Voters have taken to the polls in the northern Indian state of Uttar Pradesh in a contest seen as the biggest electoral test for Prime Minister Narendra Modi’s popularity.
Polls opened in India's most populous state on Saturday as part of the first of seven-phase assembly elections, with 26 million people eligible to vote and a total of 839 candidates vying for seats to govern 73 constituencies.
The polls are being seen as a referendum on Modi's Hindu nationalist Bharatiya Janata Party (BJP) and his policies, including a ban on high-value notes.
Modi’s controversial decision last year that withdrew two India's high-value currency bank notes from circulation sparked months of financial uproar and disrupted daily life and commerce in the vast South Asian country.

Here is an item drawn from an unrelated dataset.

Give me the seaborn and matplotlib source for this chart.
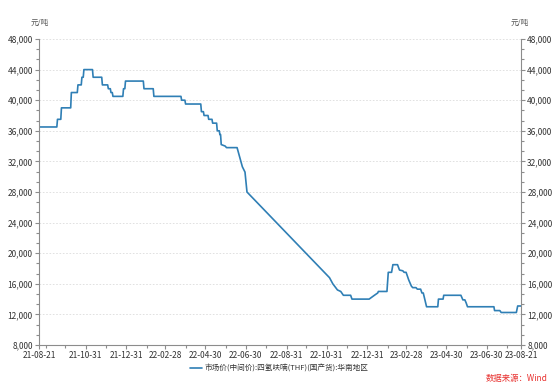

The northern state voted overwhelmingly for the right-wing party in the 2014 general elections; however, pollsters say it will be tough for Modi’s BJP to win the majority of votes this time.

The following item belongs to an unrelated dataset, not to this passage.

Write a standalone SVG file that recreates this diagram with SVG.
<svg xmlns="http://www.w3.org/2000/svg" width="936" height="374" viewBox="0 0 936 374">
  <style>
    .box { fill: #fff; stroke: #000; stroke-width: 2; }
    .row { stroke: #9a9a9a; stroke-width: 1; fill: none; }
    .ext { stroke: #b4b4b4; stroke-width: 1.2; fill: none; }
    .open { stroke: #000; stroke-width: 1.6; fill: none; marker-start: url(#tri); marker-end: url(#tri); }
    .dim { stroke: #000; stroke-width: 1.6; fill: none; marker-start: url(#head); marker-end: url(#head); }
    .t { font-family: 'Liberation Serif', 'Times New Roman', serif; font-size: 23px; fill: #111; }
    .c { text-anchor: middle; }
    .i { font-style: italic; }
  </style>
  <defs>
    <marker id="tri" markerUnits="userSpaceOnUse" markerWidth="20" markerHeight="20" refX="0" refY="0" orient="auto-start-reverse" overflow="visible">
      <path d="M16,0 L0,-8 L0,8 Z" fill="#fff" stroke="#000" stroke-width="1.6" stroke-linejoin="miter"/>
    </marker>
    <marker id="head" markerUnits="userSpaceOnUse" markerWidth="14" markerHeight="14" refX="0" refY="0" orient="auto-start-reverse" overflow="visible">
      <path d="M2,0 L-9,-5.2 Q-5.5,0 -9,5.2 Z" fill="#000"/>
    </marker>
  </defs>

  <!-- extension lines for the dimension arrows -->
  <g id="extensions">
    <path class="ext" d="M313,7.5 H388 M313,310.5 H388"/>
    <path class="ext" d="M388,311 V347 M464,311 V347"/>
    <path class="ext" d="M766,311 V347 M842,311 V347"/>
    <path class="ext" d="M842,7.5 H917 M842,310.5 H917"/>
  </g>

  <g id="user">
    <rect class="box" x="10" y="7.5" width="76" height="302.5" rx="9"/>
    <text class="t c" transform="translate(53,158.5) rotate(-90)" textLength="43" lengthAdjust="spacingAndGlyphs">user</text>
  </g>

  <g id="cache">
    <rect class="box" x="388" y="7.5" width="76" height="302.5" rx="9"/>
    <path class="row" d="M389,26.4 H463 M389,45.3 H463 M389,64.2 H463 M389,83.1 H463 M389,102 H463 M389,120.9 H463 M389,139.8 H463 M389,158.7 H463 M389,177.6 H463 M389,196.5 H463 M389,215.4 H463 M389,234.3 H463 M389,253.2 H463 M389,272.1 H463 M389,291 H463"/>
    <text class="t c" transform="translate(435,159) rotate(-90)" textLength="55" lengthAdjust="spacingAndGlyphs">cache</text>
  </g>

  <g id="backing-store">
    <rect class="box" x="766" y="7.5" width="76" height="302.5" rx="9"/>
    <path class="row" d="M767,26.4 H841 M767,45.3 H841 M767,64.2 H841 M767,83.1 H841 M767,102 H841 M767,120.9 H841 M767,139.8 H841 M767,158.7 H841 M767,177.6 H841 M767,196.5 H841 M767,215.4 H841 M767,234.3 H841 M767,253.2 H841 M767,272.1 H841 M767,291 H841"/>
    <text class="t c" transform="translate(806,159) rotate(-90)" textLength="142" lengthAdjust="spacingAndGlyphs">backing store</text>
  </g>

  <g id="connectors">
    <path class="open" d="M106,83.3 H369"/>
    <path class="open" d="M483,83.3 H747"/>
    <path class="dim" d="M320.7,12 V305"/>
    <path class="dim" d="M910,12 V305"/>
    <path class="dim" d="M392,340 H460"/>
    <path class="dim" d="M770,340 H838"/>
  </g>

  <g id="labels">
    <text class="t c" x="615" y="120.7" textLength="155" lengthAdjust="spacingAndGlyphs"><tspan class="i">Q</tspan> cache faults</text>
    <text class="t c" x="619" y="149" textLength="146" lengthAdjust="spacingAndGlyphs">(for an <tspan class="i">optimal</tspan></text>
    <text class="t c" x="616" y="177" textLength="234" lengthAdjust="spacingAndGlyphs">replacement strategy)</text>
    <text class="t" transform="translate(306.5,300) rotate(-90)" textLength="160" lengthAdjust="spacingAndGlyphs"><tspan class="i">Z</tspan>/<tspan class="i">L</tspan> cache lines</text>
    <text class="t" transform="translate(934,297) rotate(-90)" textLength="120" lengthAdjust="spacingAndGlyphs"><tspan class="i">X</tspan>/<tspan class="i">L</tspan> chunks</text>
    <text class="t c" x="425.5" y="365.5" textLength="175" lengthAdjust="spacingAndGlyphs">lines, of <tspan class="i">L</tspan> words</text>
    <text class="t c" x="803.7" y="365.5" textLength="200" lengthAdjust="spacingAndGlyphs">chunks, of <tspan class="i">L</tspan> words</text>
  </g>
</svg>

"The government will be judged on the popularity or lack of popularity of its demonetization policy in India's most populous state," said Ashok Malik, an analyst at the Observer Research Foundation, one of India's leading think tanks.
"There will also be other factors at play in these state polls, but Modi's BJP will be judged in comparison to its performance in the state in 2014," he added.
Home to over 200 million people, Uttar Pradesh is deemed important because the state sends the highest number of MPs to the upper house of the national parliament, where the BJP currently lacks a majority.
The final results from Uttar Pradesh, along with elections in four other battleground states of Punjab, Goa, Uttarakhand and Manipur, are to be announced on March 11.